Application of spatial methods for data privacy

Unlike the differentially private methods described above -- which lack any underlying spatial structure -- the methods developed/used below explicitly leverage spatial and other dependence structures. In principle, synthetic data generated from these methods should retain properties of the original data (e.g., the spatial dependence structure) and should be safe to be released, but as is often the case, there can be exceptions. Investigating these potential exceptions and proposing solutions is an active area of my research.

  • Quick, H. and Waller, L.A. (2018). "Using spatiotemporal models to generate synthetic data for public use." Spatial Spatio-temporal Epidemiol., 27, 37-45. [sste]

    • This paper applies the MSTCAR model of Quick et al. (2017) to heart disease mortality data for the purpose of generating synthetic data for public use. By virtue of accounting for spatial-, temporal-, and between-age sources of dependence, we hope to produce synthetic data which possess greater utility than the left-censored data currently available from CDC WONDER.

  • Quick, H., Holan, S.H., and Wikle, C.K. (2018b). “Generating partially synthetic geocoded public use data with decreased disclosure risk using differential smoothing.” J. Roy. Statist. Soc., Ser. A (Statistics in Society), 181, 649-661. [jrss-a]

      • This paper highlights the risk of disclosure unique to observations with outlying point-referenced geographies (i.e., "spatial outliers"). In essence, typical spatial models tend to overfit spatial outliers (due to the lack of spatial neighbors for the model to "smooth" toward). This paper proposes an approach referred to as differential smoothing wherein the spatial random effects corresponding to spatial outliers are forced to be conditionally independent of the response variables, eliminating the potential for them to overfit.

      • A walk-through of the R code for the illustrative example is provided on the Code page

  • Quick, H., Holan, S.H., and Wikle, C.K. (2015). “Zeros and ones: A case for suppressing zeros in sensitive count data with an application to stroke mortality.” Stat, 4, 227-234. [stat]

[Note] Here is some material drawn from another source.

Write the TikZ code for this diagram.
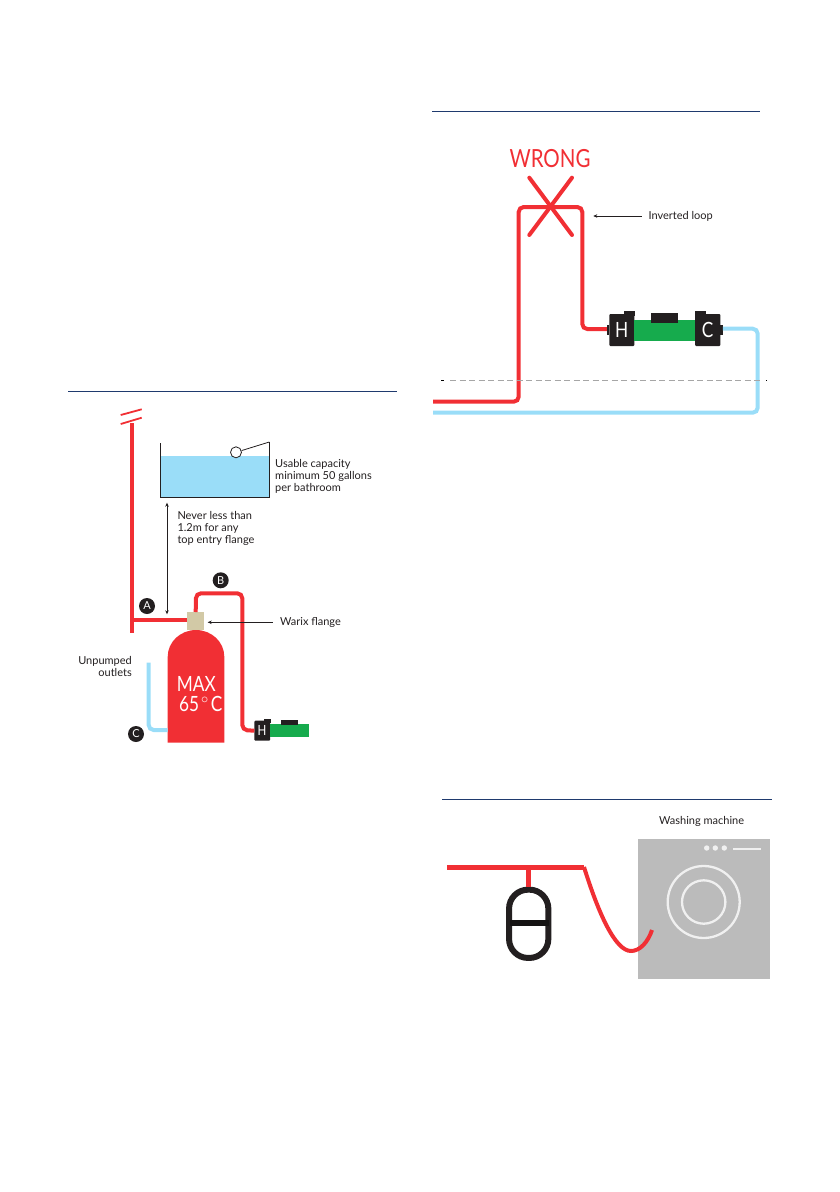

      • Highlights the risk associated with failing to suppress zero counts when suppressing small, non-zero counts (e.g., when the number of cancer cases is between one and five). As a trivial example, consider a region with a population (or where a certain demographic group has a population) of just one. If I tell you a non-zero number of deaths from a rare event occurred in this region, there must have been only one death since we cannot have a proportion greater than 1. As such, this "interval censoring" approach failed to protect the region with only one event. In this setting, the obvious solution is to simply suppress zeros along with small, non-zero counts.

  • Quick, H., Holan, S.H., Wikle, C.K., and Reiter, J.P. (2015). “Bayesian marked point process modeling for generating fully synthetic public use data with point-referenced geography.” Spatial Statistics, 14, 439-451. [spasta]

      • This paper discusses a framework for generating fully synthetic public use data which consist of exact point-referenced geographies and one or more attributes per geography (e.g., individuals' addresses and incomes).